Alcohol Abuse and Liver Damage
It is not possible for humans to survive for long without a functioning liver. This organ is able to sustain a great deal of damage and still recuperate, but there is a limit to hardiness of the liver. Those who chronically abuse alcohol can develop alcoholic liver disease. This leads to cirrhosis, a situation where it is no longer possible to repair the damage to the liver. Once this stage has been reached, the individual is at risk of developing life-threatening problems such as hepatic encephalopathy.
Hepatic Encephalopathy Explained
Hepatic encephalopathy is a change in mental functioning that is caused by liver failure. One of the vital roles of the liver is to remove toxins from the bloodstream. During liver failure, these toxins build up and begin to interrupt the normal brain function. The toxin that does the most damage is ammonia. If the situation is not treated, it can soon lead to hepatic coma and death.
Causes of Hepatic Encephalopathy
Hepatic encephalopathy most often occurs to people with an existing liver problem such as alcoholic liver disease. It can be triggered by:
* Kidney problems
* Low oxygen levels
* Abnormalities in electrolyte levels in the blood
* Bleeding from the esophagus, stomach or elsewhere
* Excessive consumption of protein
* Certain medications such as barbiturates
* A complication of surgery
* Damage to the liver
* Complications from a shunt procedure
Symptoms of Hepatic Encephalopathy
The Symptoms of hepatic encephalopathy include:
* Inability to concentrate
* A feeling of mental fogginess
* Mood swings
* Mild confusion
* Irrational behavior
* Problems with using the hands
* Deteriorated handwriting
* Memory problems
* Musty odor on the breath
* Changes in sleeping pattern
* Changes in personality
If the encephalopathy is severe, it can lead to symptoms such as:
* Disorientation concerning time and place
* Severe confusion
* Sluggish and slow movements
* Severe personality changes
* Agitation and aggression
* Slurred speech
Hepatic Encephalopathy and Alcoholic Liver Disease
Hepatic encephalopathy can occur in the final stage of alcoholic liver disease. Once cirrhosis has developed in the liver it leads to irreversible scaring. This means that the liver is unable to do its job properly. This organ is responsible for over 500 separate functions, so the effects of the damage soon become apparent.

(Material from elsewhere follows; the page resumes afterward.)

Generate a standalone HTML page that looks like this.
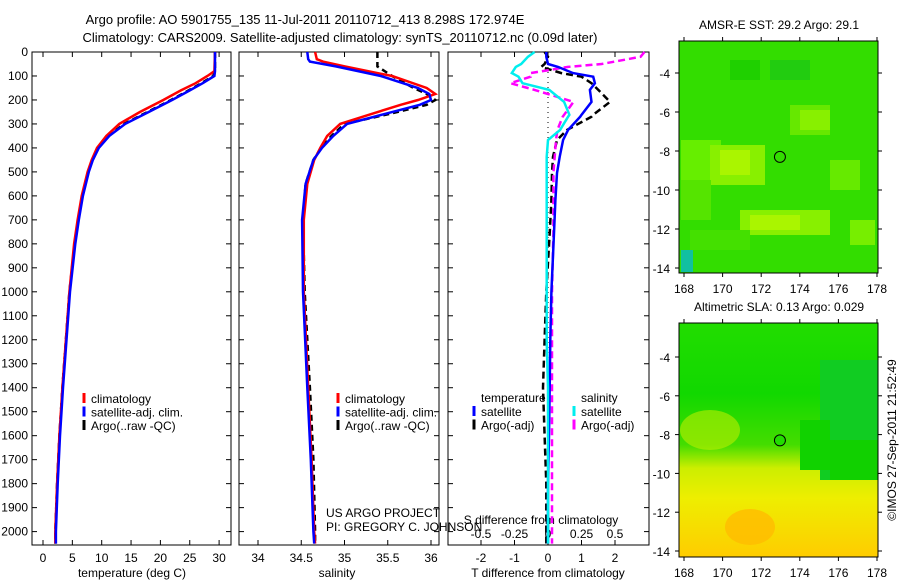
<!DOCTYPE html>
<html><head><meta charset="utf-8"><style>
body{margin:0;background:#fff;}
svg{display:block;font-family:"Liberation Sans",sans-serif;font-size:12px;}
</style></head><body>
<svg id="c" width="900" height="580" xmlns="http://www.w3.org/2000/svg">
<text x="305" y="24" text-anchor="middle" font-size="13">Argo profile: AO 5901755_135 11-Jul-2011 20110712_413 8.298S 172.974E</text>
<text x="340" y="42" text-anchor="middle" font-size="13">Climatology: CARS2009. Satellite-adjusted climatology: synTS_20110712.nc (0.09d later)</text>
<g id="maps"></g>
<g id="plots"></g>
</svg>
<script>
const depthTicks=[0,100,200,300,400,500,600,700,800,900,1000,1100,1200,1300,1400,1500,1600,1700,1800,1900,2000];
const tempTicks=[0,5,10,15,20,25,30];
const salTicks=[34,34.5,35,35.5,36];
const tdTicks=[-2,-1,0,1,2];
const sdTicks=[-0.5,-0.25,0,0.25,0.5];
// temperature profiles
const tDepth=[0,80,100,130,160,200,250,300,350,400,450,500,600,700,800,1000,1200,1400,1600,1800,2000,2050];
const tClim=[29.3,29.2,28.0,26.0,23.5,20.5,16.5,13.0,10.8,9.2,8.3,7.6,6.6,5.9,5.3,4.5,3.9,3.3,2.8,2.4,2.1,2.1];
const tSat=[29.3,29.3,29.2,27.2,25.0,22.0,18.0,14.0,11.3,9.5,8.5,7.8,6.8,6.1,5.5,4.6,4.0,3.4,2.9,2.5,2.2,2.2];
const tArgo=[29.3,29.3,29.0,27.0,24.8,21.8,17.8,13.8,11.2,9.4,8.4,7.7,6.7,6.0,5.4,4.5,3.9,3.3,2.8,2.4,2.1,2.1];
// salinity profiles
const sDepth=[0,30,40,60,100,150,175,200,220,260,300,350,400,450,550,700,1000,1400,1700,2000,2050];
const sClim=[34.66,34.68,34.75,35.0,35.55,35.95,36.05,35.85,35.65,35.3,34.95,34.8,34.72,34.65,34.57,34.53,34.53,34.58,34.62,34.65,34.66];
const sSat=[34.57,34.58,34.6,34.9,35.42,35.85,35.98,36.0,35.87,35.45,35.03,34.87,34.74,34.64,34.55,34.51,34.52,34.57,34.61,34.64,34.65];
const sArgo=[35.38,35.38,35.38,35.38,35.55,35.8,35.95,36.05,35.95,35.5,35.0,34.85,34.73,34.64,34.55,34.52,34.54,34.6,34.64,34.66,34.66];
// differences from climatology
const dDepth=[0,20,50,62,88,103,130,158,208,262,270,325,367,437,505,617,755,1000,1200,1400,1600,1800,2050];
const tdSat=[-0.05,-0.05,0.0,0.3,0.75,1.35,1.4,1.25,1.3,1.0,0.96,0.6,0.45,0.35,0.27,0.22,0.18,0.1,0.07,0.05,0.03,0.0,0.0];
const tdArgo=[-0.1,0.0,-0.1,-0.2,0.4,1.0,1.3,1.5,1.85,1.35,1.3,0.57,0.27,0.15,0.12,0.1,0.05,-0.05,-0.1,-0.15,-0.1,-0.05,-0.05];
const sdSat=[-0.1,-0.15,-0.2,-0.24,-0.27,-0.22,-0.19,0.01,0.12,0.16,0.15,0.09,0.0,-0.01,-0.01,-0.01,-0.01,-0.01,-0.01,0.0,0.0,0.0,0.0];
const sdArgo=[0.72,0.69,0.4,0.15,-0.13,-0.13,-0.28,-0.1,0.19,0.12,0.11,0.07,0.06,0.05,0.04,0.04,0.04,0.03,0.03,0.03,0.03,0.03,0.03];
const mapLon=[168,170,172,174,176,178];
const mapLat=[-4,-6,-8,-10,-12,-14];
const NS="http://www.w3.org/2000/svg";
const P=document.getElementById('plots'),M=document.getElementById('maps');
function el(t,a,p){const e=document.createElementNS(NS,t);for(const k in a)e.setAttribute(k,a[k]);(p||P).appendChild(e);return e;}
const top0=52,bot=545;
const yD=d=>top0+d*0.2398;
function panel(x0,x1,name){
  const r=el('rect',{x:x0,y:top0,width:x1-x0,height:bot-top0,fill:'none',stroke:'#000','stroke-width':1});
  
  depthTicks.forEach(d=>{const y=yD(d);el('line',{x1:x0,x2:x0+5,y1:y,y2:y,stroke:'#000'});el('line',{x1:x1-5,x2:x1,y1:y,y2:y,stroke:'#000'});});
}
function line(xs,ds,fx,color,dash,name,w){
  const pts=xs.map((v,i)=>fx(v).toFixed(1)+','+yD(ds[i]).toFixed(1)).join(' ');
  const e=el('polyline',{points:pts,fill:'none',stroke:color,'stroke-width':w||2.5});
  if(dash)e.setAttribute('stroke-dasharray',dash);
  
}
function txt(x,y,s,anchor,name,extra){const t=el('text',Object.assign({x:x,y:y,'text-anchor':anchor||'start'},extra||{}));t.textContent=s;return t;}
function legend(x,y,items,name){
  items.forEach((it,i)=>{el('line',{x1:x,x2:x,y1:y+i*13.5-10,y2:y+i*13.5,stroke:it[1],'stroke-width':3});
  txt(x+7,y+i*13.5,it[0],'start',name+'-entry');});
}
// panel 1
const xT=v=>43+v*5.87;
panel(32,231,'temperature-panel');
depthTicks.forEach(d=>txt(28,yD(d)+4,String(d),'end','depth-tick-label'));
tempTicks.forEach(v=>{el('line',{x1:xT(v),x2:xT(v),y1:bot,y2:bot-5,stroke:'#000'});el('line',{x1:xT(v),x2:xT(v),y1:top0,y2:top0+5,stroke:'#000'});txt(xT(v),562,String(v),'middle','temp-tick-label');});
txt(132,577,'temperature (deg C)','middle','temp-axis-title');
line(tArgo,tDepth,xT,'#000','6,4','temp-argo-line');
line(tClim,tDepth,xT,'#f00',null,'temp-climatology-line');
line(tSat,tDepth,xT,'#00f',null,'temp-satellite-line');
legend(84,403,[['climatology','#f00'],['satellite-adj. clim.','#00f'],['Argo(..raw -QC)','#000']],'temp-legend');
// panel 2
const xS=v=>258+(v-34)*86.5;
panel(239,439,'salinity-panel');
salTicks.forEach(v=>{el('line',{x1:xS(v),x2:xS(v),y1:bot,y2:bot-5,stroke:'#000'});el('line',{x1:xS(v),x2:xS(v),y1:top0,y2:top0+5,stroke:'#000'});txt(xS(v),562,String(v),'middle','salinity-tick-label');});
txt(337,577,'salinity','middle','salinity-axis-title');
line(sArgo,sDepth,xS,'#000','6,4','salinity-argo-line');
line(sClim,sDepth,xS,'#f00',null,'salinity-climatology-line');
line(sSat,sDepth,xS,'#00f',null,'salinity-satellite-line');
legend(338,403,[['climatology','#f00'],['satellite-adj. clim.','#00f'],['Argo(..raw -QC)','#000']],'salinity-legend');
txt(326,517,'US ARGO PROJECT','start','project-label');
txt(326,531,'PI: GREGORY C. JOHNSON','start','pi-label');
// panel 3
const xTD=v=>548+v*33.5, xSD=v=>548+v*134;
panel(448,649,'difference-panel');
el('line',{x1:548,x2:548,y1:top0,y2:bot,stroke:'#000','stroke-dasharray':'1,4'});
tdTicks.forEach(v=>{el('line',{x1:xTD(v),x2:xTD(v),y1:bot,y2:bot-5,stroke:'#000'});el('line',{x1:xTD(v),x2:xTD(v),y1:top0,y2:top0+5,stroke:'#000'});txt(xTD(v),562,String(v),'middle','tdiff-tick-label');});
sdTicks.forEach(v=>txt(xSD(v),538,String(v),'middle','sdiff-tick-label'));
txt(541,524,'S difference from climatology','middle','sdiff-axis-title');
txt(548,577,'T difference from climatology','middle','tdiff-axis-title');
line(tdArgo,dDepth,xTD,'#000','7,4','tdiff-argo-line');
line(sdArgo,dDepth,xSD,'#f0f','7,4','sdiff-argo-line');
line(tdSat,dDepth,xTD,'#00f',null,'tdiff-satellite-line');
line(sdSat,dDepth,xSD,'#0ee',null,'sdiff-satellite-line');
txt(481,402,'temperature','start','legend-temperature-header');
txt(581,402,'salinity','start','legend-salinity-header');
legend(474,416,[['satellite','#00f'],['Argo(-adj)','#000']],'tdiff-legend');
legend(574,416,[['satellite','#0ee'],['Argo(-adj)','#f0f']],'sdiff-legend');
// maps
const mx=lon=>684+(lon-168)*19.3;
function map(yTop,yBot,latY,title,name,fillFn,marker){
  const g=el('g',{},M);
  fillFn(g);
  el('rect',{x:679,y:yTop,width:199,height:yBot-yTop,fill:'none',stroke:'#000'},g);
  mapLon.forEach(v=>{el('line',{x1:mx(v),x2:mx(v),y1:yBot,y2:yBot+4,stroke:'#000'},g);el('line',{x1:mx(v),x2:mx(v),y1:yTop,y2:yTop-4,stroke:'#000'},g);const t=txt(mx(v),yBot+20,String(v),'middle',name+'-lon-label');g.appendChild(t);});
  mapLat.forEach(v=>{const y=latY(v);el('line',{x1:675,x2:679,y1:y,y2:y,stroke:'#000'},g);el('line',{x1:878,x2:882,y1:y,y2:y,stroke:'#000'},g);const t=txt(670,y+5,String(v),'end',name+'-lat-label');g.appendChild(t);});
  const tt=txt(779,yTop-12,title,'middle',name+'-title');g.appendChild(tt);
  const c=el('circle',{cx:mx(172.97),cy:latY(-8.3),r:5.5,fill:marker,stroke:'#000'},g);
  
}
const lat1=v=>73+(-4-v)*19.5, lat2=v=>357+(-4-v)*19.4;
map(41,273,lat1,'AMSR-E SST: 29.2 Argo: 29.1','sst-map',g=>{
  el('rect',{x:679,y:41,width:199,height:232,fill:'#33dd00'},g);
  [[681,140,40,40,'#66ee00'],[710,145,55,40,'#88f000'],[720,150,30,25,'#aaf500'],[790,105,40,30,'#66e800'],[800,110,30,20,'#88f000'],[740,210,90,25,'#88f000'],[750,215,50,15,'#aaf500'],[850,220,25,25,'#77ee00'],[681,180,30,40,'#55e400'],[830,160,30,30,'#66ea00'],[690,230,60,20,'#44e000'],[770,60,40,20,'#22cc10'],[730,60,30,20,'#1fd000']].forEach(r=>el('rect',{x:r[0],y:r[1],width:r[2],height:r[3],fill:r[4]},g));
  el('rect',{x:681,y:250,width:12,height:22,fill:'#11c0a0'},g);
},'none');
map(323,557,lat2,'Altimetric SLA: 0.13 Argo: 0.029','sla-map',g=>{
  const lg=el('linearGradient',{id:'sla',x1:0,y1:0,x2:0,y2:1},g);
  [[0,'#22dd00'],[0.3,'#11d800'],[0.52,'#44dd00'],[0.62,'#ccee00'],[0.75,'#eeee00'],[1,'#ffcc00']].forEach(s=>el('stop',{offset:s[0],'stop-color':s[1]},lg));
  el('rect',{x:679,y:323,width:199,height:234,fill:'url(#sla)'},g);
  el('rect',{x:820,y:360,width:58,height:120,fill:'#11cc22'},g);
  el('rect',{x:830,y:440,width:48,height:40,fill:'#11d000'},g);
  el('rect',{x:800,y:420,width:30,height:50,fill:'#11d200'},g);
  el('ellipse',{cx:750,cy:527,rx:25,ry:18,fill:'#ffbb00',opacity:0.8},g);
  el('ellipse',{cx:710,cy:430,rx:30,ry:20,fill:'#bbee00',opacity:0.6},g);
},'#22dd00');
const ts=txt(0,0,'©IMOS 27-Sep-2011 21:52:49','middle','timestamp');
ts.setAttribute('transform','translate(896,440) rotate(-90)');
M.appendChild(ts);
</script>
</body></html>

It is vital that anyone who has developed cirrhosis does not incur any further damage to the liver. This means complete abstinence from alcohol or anything else that could damage the organ further. It is also necessary to avoid any of the triggers that could lead to hepatic encephalopathy.
Alcoholics can sometimes develop another condition called Wernicke’s encephalopathy. This type of encephalopathy differs because it is not caused by the liver. It results from a deficiency of thiamine (Vitamin B1). It is not the alcohol itself that causes the problem, but the fact that alcoholics tend to have such a poor diet. Wernicke’s encephalopathy may lead to the development of Wernicke-Korsakoff Syndrome, more commonly known as alcoholic dementia or wet brain.
Treatment of Hepatic Encephalopathy
Hepatic encephalopathy can lead to death if it is not treated quickly. It is therefore considered a medical emergency. The goal of any treatment is to lower the blood ammonia levels. It will also be necessary to discover what exactly triggered the event and rectify the situation.
There are a number of actions that can be taken to reduce ammonia levels in the blood. One option is to put the individual on dietary changes. Protein increases ammonia levels so there may be restrictions put on how much of this nutrient the individual is allowed to consume. It will not be possible to completely avoid protein entirely because this will lead to malnutrition. It might also be necessary for people to take laxatives to discourage microbes in the intestine from producing ammonia. It can take about two weeks for the symptoms of hepatic encephalopathy to disappear fully, and during this time the individual will need to be medically supervised.
It is sometimes possible to miss hepatic encephalopathy symptoms in alcoholics. The symptoms can be mistaken for inebriation. It can be particularly hard to diagnose the condition if the individual is already suffering from alcoholic dementia.